§ **Prompt**: Write out the opening lines of the data word for word, up to and including the line with "minimum height=65] (syn)", and leave every picture and every later line out.

§ **Supplied information**:
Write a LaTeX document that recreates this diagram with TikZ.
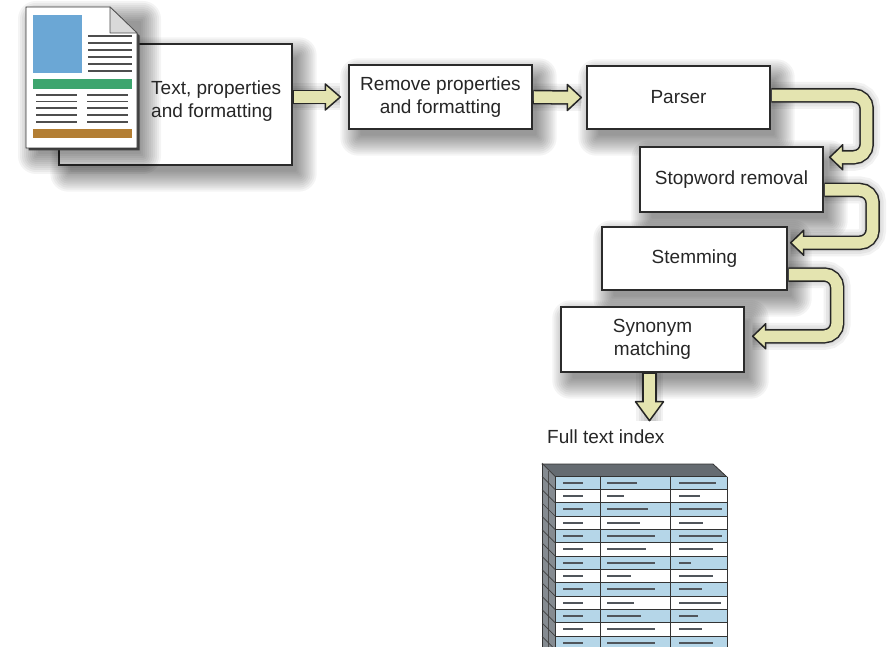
\documentclass[tikz,border=0pt]{standalone}
\usepackage{fontspec}
\setmainfont{Liberation Sans}
\usetikzlibrary{calc,backgrounds}
\definecolor{arrowfill}{HTML}{E4E4B0}
\definecolor{boxline}{HTML}{2B2B2B}
\definecolor{txt}{HTML}{262626}
\definecolor{rowblue}{HTML}{B5D6E8}
\definecolor{docblue}{HTML}{6BA7D5}
\definecolor{docgreen}{HTML}{3DA56E}
\definecolor{docbrown}{HTML}{B37E33}
\definecolor{doclines}{HTML}{4E4E4E}
\definecolor{topface}{HTML}{656B71}
\definecolor{sideface}{HTML}{858B91}
\definecolor{dashc}{HTML}{50555B}
\tikzset{
  procbox/.style={draw=boxline, line width=1.4pt, fill=white, inner sep=2pt, align=center,
    font=\fontsize{19}{22.5}\selectfont, text=txt},
  lbl/.style={font=\fontsize{19}{22.5}\selectfont, text=txt, inner sep=0pt},
  shaftout/.style={line width=14.5pt, draw=black!85, rounded corners=13pt},
  shaftin/.style={line width=11.5pt, draw=arrowfill, rounded corners=13pt},
  headst/.style={fill=arrowfill, draw=black!85, line width=1.5pt, line join=round},
  docline/.style={draw=doclines, line width=1.2pt},
  rowline/.style={draw=black!80, line width=0.8pt},
  dashst/.style={draw=dashc, line width=1.8pt},
  arrshadow/.style={draw=black, draw opacity=0.05, rounded corners=13pt, shift={(5,6)}}
}
\newcommand\boxshadow[2]{%
  \foreach \k in {-2,...,8} {
    \pgfmathsetmacro{\sd}{2*\k}
    \pgfmathsetmacro{\rc}{max(1,2*\k+2)}
    \fill[black, fill opacity=0.045, rounded corners=\rc pt] ($#1+(8-\sd,10+\sd)$) rectangle ($#2+(8+\sd,10-\sd)$);
  }}
\newcommand\arrowshadow[1]{%
  \foreach \w in {12,17,22,27} {
    \draw[arrshadow, line width=\w pt] #1;
  }}
\begin{document}
\begin{tikzpicture}[x=1pt, y=-1pt]
\useasboundingbox (0,0) rectangle (889,647);
\clip (0,0) rectangle (889,647);

% ---------- boxes ----------
\node[procbox, minimum width=233, minimum height=121] (box1) at (175.5,104.5) {};
\node[procbox, minimum width=183, minimum height=64] (box2) at (440.5,97) {Remove properties\\and formatting};
\node[procbox, minimum width=183, minimum height=63] (parser) at (678.5,97.5) {Parser};
\node[procbox, minimum width=183, minimum height=65] (stop) at (731.5,179.5) {Stopword removal};
\node[procbox, minimum width=185, minimum height=63] (stem) at (694.5,258.5) {Stemming};
\node[procbox, minimum width=183, minimum height=65] (syn) at (652.5,339.5) {Synonym\\matching};

\coordinate (docSW) at (26,148);
\coordinate (docNE) at (137,7);

% ---------- document icon ----------
\boxshadow{(docSW)}{(docNE)}
\fill[black!75, shift={(2.5,2.5)}] (26,7) -- (110,7) -- (137,33) -- (137,148) -- (26,148) -- cycle;
\draw[fill=white, draw=black!80, line width=0.8pt] (26,7) -- (110,7) -- (137,33) -- (137,148) -- (26,148) -- cycle;
\draw[fill=black!15, draw=black!70, line width=0.6pt, line join=round] (110,7) -- (110,33) -- (137,33) -- cycle;
\fill[docblue] (33,15) rectangle (82,73);
\foreach \y in {36,43,50,57,64,71} \draw[docline] (88,\y) -- (132,\y);
\fill[docgreen] (33,79) rectangle (132,89);
\foreach \y in {95,101.5,108,115,122} {\draw[docline] (36,\y) -- (77,\y); \draw[docline] (87,\y) -- (128,\y);}
\fill[docbrown] (33,129) rectangle (132,138);

\node[lbl, anchor=west, align=left] (t1) at (151,101) {Text, properties\\and formatting};

% ---------- straight arrows ----------
% box1 -> box2
\coordinate (aS) at ($(box1.east |- box2.west)+(0.6,0)$);
\coordinate (aT) at ($(box2.west)+(-8,0)$);
\coordinate (aB) at ($(aT)+(-15,0)$);
\draw[shaftout] (aS) -- ($(aB)+(1,0)$);
\draw[headst] (aT) -- ($(aB)+(0,-13)$) -- ($(aB)+(0,13)$) -- cycle;
\draw[shaftin] ($(aS)+(0.8,0)$) -- ($(aB)+(2.5,0)$);

% box2 -> parser
\coordinate (bS) at ($(box2.east)+(0.6,0)$);
\coordinate (bT) at ($(parser.west)+(-5,0)$);
\coordinate (bB) at ($(bT)+(-14,0)$);
\draw[shaftout] (bS) -- ($(bB)+(1,0)$);
\draw[headst] (bT) -- ($(bB)+(0,-13)$) -- ($(bB)+(0,13)$) -- cycle;
\draw[shaftin] ($(bS)+(0.8,0)$) -- ($(bB)+(2.5,0)$);

% ---------- curved arrows ----------
% parser -> stop
\coordinate (cS) at ($(parser.east)+(0.6,-2)$);
\coordinate (cR) at ($(parser.east)+(96,-2)$);
\coordinate (cT) at ($(stop.north east)+(6,11)$);
\coordinate (cB) at ($(cT)+(13,0)$);
\draw[shaftout] (cS) -- (cR) -- (cR |- cT) -- ($(cB)+(-1,0)$);
\draw[headst] (cT) -- ($(cB)+(0,-12.5)$) -- ($(cB)+(0,12.5)$) -- cycle;
\draw[shaftin] ($(cS)+(0.8,0)$) -- (cR) -- (cR |- cT) -- ($(cB)+(-2.5,0)$);

% stop -> stem
\coordinate (dS) at ($(stop.east)+(0.6,10.5)$);
\coordinate (dR) at ($(stop.east)+(49,10.5)$);
\coordinate (dT) at ($(stem.north east)+(3,16.5)$);
\coordinate (dB) at ($(dT)+(13,0)$);
\draw[shaftout] (dS) -- (dR) -- (dR |- dT) -- ($(dB)+(-1,0)$);
\draw[headst] (dT) -- ($(dB)+(0,-12.5)$) -- ($(dB)+(0,12.5)$) -- cycle;
\draw[shaftin] ($(dS)+(0.8,0)$) -- (dR) -- (dR |- dT) -- ($(dB)+(-2.5,0)$);

% stem -> syn
\coordinate (eS) at ($(stem.east)+(0.6,16)$);
\coordinate (eR) at ($(stem.east)+(49.5,16)$);
\coordinate (eT) at ($(syn.north east)+(8,30)$);
\coordinate (eB) at ($(eT)+(13,0)$);
\draw[shaftout] (eS) -- (eR) -- (eR |- eT) -- ($(eB)+(-1,0)$);
\draw[headst] (eT) -- ($(eB)+(0,-12.5)$) -- ($(eB)+(0,12.5)$) -- cycle;
\draw[shaftin] ($(eS)+(0.8,0)$) -- (eR) -- (eR |- eT) -- ($(eB)+(-2.5,0)$);

% syn -> index (down)
\coordinate (fS) at ($(syn.south)+(-3,0.6)$);
\coordinate (fT) at ($(syn.south)+(-3,48)$);
\coordinate (fB) at ($(fT)+(0,-19)$);
\draw[shaftout] (fS) -- ($(fB)+(0,-1)$);
\draw[headst] (fT) -- ($(fB)+(-14,0)$) -- ($(fB)+(14,0)$) -- cycle;
\draw[shaftin] ($(fS)+(0,0.8)$) -- ($(fB)+(0,2.5)$);

\node[lbl, anchor=base west] (idx) at (547,443) {Full text index};

% ---------- table icon ----------
\fill[topface] (542,464) -- (713,464) -- (727,477) -- (555,477) -- cycle;
\draw[black!80, line width=0.8pt, line join=round] (542,464) -- (713,464) -- (727,477) -- (555,477) -- cycle;
\fill[sideface] (542,464) -- (555,477) -- (555,660) -- (542,660) -- cycle;
\draw[black!80, line width=0.8pt] (542,464) -- (542,660);
\draw[black!70, line width=0.6pt] (548.5,471) -- (548.5,660);
\foreach \i in {0,...,13} {
  \pgfmathsetmacro{\yy}{476+13.333*\i}
  \draw[black!75, line width=0.7pt] (555,\yy) -- (542,\yy-13);
}
\foreach [count=\i from 0] \a/\b in {637/716,624/700,648/722,640/703,655/722,646/713,655/691,631/713,655/702,634/721,641/698,655/702,655/713} {
  \pgfmathsetmacro{\yy}{476+13.333*\i}
  \pgfmathsetmacro{\ym}{\yy+6.67}
  \pgfmathtruncatemacro{\rowpar}{mod(\i,2)}
  \ifnum\rowpar=0 \fill[rowblue] (555,\yy) rectangle (727,\yy+13.333);
  \else \fill[white] (555,\yy) rectangle (727,\yy+13.333); \fi
  \draw[rowline] (555,\yy) -- (727,\yy);
  \draw[dashst] (563,\ym) -- (583,\ym);
  \draw[dashst] (607,\ym) -- (\a,\ym);
  \draw[dashst] (679,\ym) -- (\b,\ym);
}
\draw[black!80, line width=0.8pt] (555,476) -- (555,660);
\draw[black!80, line width=0.8pt] (727,477) -- (727,660);
\draw[black!80, line width=0.8pt] (600,476) -- (600,660);
\draw[black!80, line width=0.8pt] (670,476) -- (670,660);

% ---------- background: page and shadows ----------
\begin{pgfonlayer}{background}
  \fill[white] (0,0) rectangle (889,647);
  \boxshadow{(box1.south west)}{(box1.north east)}
  \boxshadow{(box2.south west)}{(box2.north east)}
  \boxshadow{(parser.south west)}{(parser.north east)}
  \boxshadow{(stop.south west)}{(stop.north east)}
  \boxshadow{(stem.south west)}{(stem.north east)}
  \boxshadow{(syn.south west)}{(syn.north east)}
  \arrowshadow{(aS) -- (aT)}
  \arrowshadow{(bS) -- (bT)}
  \arrowshadow{(cS) -- (cR) -- (cR |- cT) -- (cT)}
  \arrowshadow{(dS) -- (dR) -- (dR |- dT) -- (dT)}
  \arrowshadow{(eS) -- (eR) -- (eR |- eT) -- (eT)}
  \arrowshadow{(fS) -- (fT)}
\end{pgfonlayer}
\end{tikzpicture}
\end{document}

§ **The completed task**:
Write a LaTeX document that recreates this diagram with TikZ.
\documentclass[tikz,border=0pt]{standalone}
\usepackage{fontspec}
\setmainfont{Liberation Sans}
\usetikzlibrary{calc,backgrounds}
\definecolor{arrowfill}{HTML}{E4E4B0}
\definecolor{boxline}{HTML}{2B2B2B}
\definecolor{txt}{HTML}{262626}
\definecolor{rowblue}{HTML}{B5D6E8}
\definecolor{docblue}{HTML}{6BA7D5}
\definecolor{docgreen}{HTML}{3DA56E}
\definecolor{docbrown}{HTML}{B37E33}
\definecolor{doclines}{HTML}{4E4E4E}
\definecolor{topface}{HTML}{656B71}
\definecolor{sideface}{HTML}{858B91}
\definecolor{dashc}{HTML}{50555B}
\tikzset{
  procbox/.style={draw=boxline, line width=1.4pt, fill=white, inner sep=2pt, align=center,
    font=\fontsize{19}{22.5}\selectfont, text=txt},
  lbl/.style={font=\fontsize{19}{22.5}\selectfont, text=txt, inner sep=0pt},
  shaftout/.style={line width=14.5pt, draw=black!85, rounded corners=13pt},
  shaftin/.style={line width=11.5pt, draw=arrowfill, rounded corners=13pt},
  headst/.style={fill=arrowfill, draw=black!85, line width=1.5pt, line join=round},
  docline/.style={draw=doclines, line width=1.2pt},
  rowline/.style={draw=black!80, line width=0.8pt},
  dashst/.style={draw=dashc, line width=1.8pt},
  arrshadow/.style={draw=black, draw opacity=0.05, rounded corners=13pt, shift={(5,6)}}
}
\newcommand\boxshadow[2]{%
  \foreach \k in {-2,...,8} {
    \pgfmathsetmacro{\sd}{2*\k}
    \pgfmathsetmacro{\rc}{max(1,2*\k+2)}
    \fill[black, fill opacity=0.045, rounded corners=\rc pt] ($#1+(8-\sd,10+\sd)$) rectangle ($#2+(8+\sd,10-\sd)$);
  }}
\newcommand\arrowshadow[1]{%
  \foreach \w in {12,17,22,27} {
    \draw[arrshadow, line width=\w pt] #1;
  }}
\begin{document}
\begin{tikzpicture}[x=1pt, y=-1pt]
\useasboundingbox (0,0) rectangle (889,647);
\clip (0,0) rectangle (889,647);

% ---------- boxes ----------
\node[procbox, minimum width=233, minimum height=121] (box1) at (175.5,104.5) {};
\node[procbox, minimum width=183, minimum height=64] (box2) at (440.5,97) {Remove properties\\and formatting};
\node[procbox, minimum width=183, minimum height=63] (parser) at (678.5,97.5) {Parser};
\node[procbox, minimum width=183, minimum height=65] (stop) at (731.5,179.5) {Stopword removal};
\node[procbox, minimum width=185, minimum height=63] (stem) at (694.5,258.5) {Stemming};
\node[procbox, minimum width=183, minimum height=65] (syn) at (652.5,339.5) {Synonym\\matching};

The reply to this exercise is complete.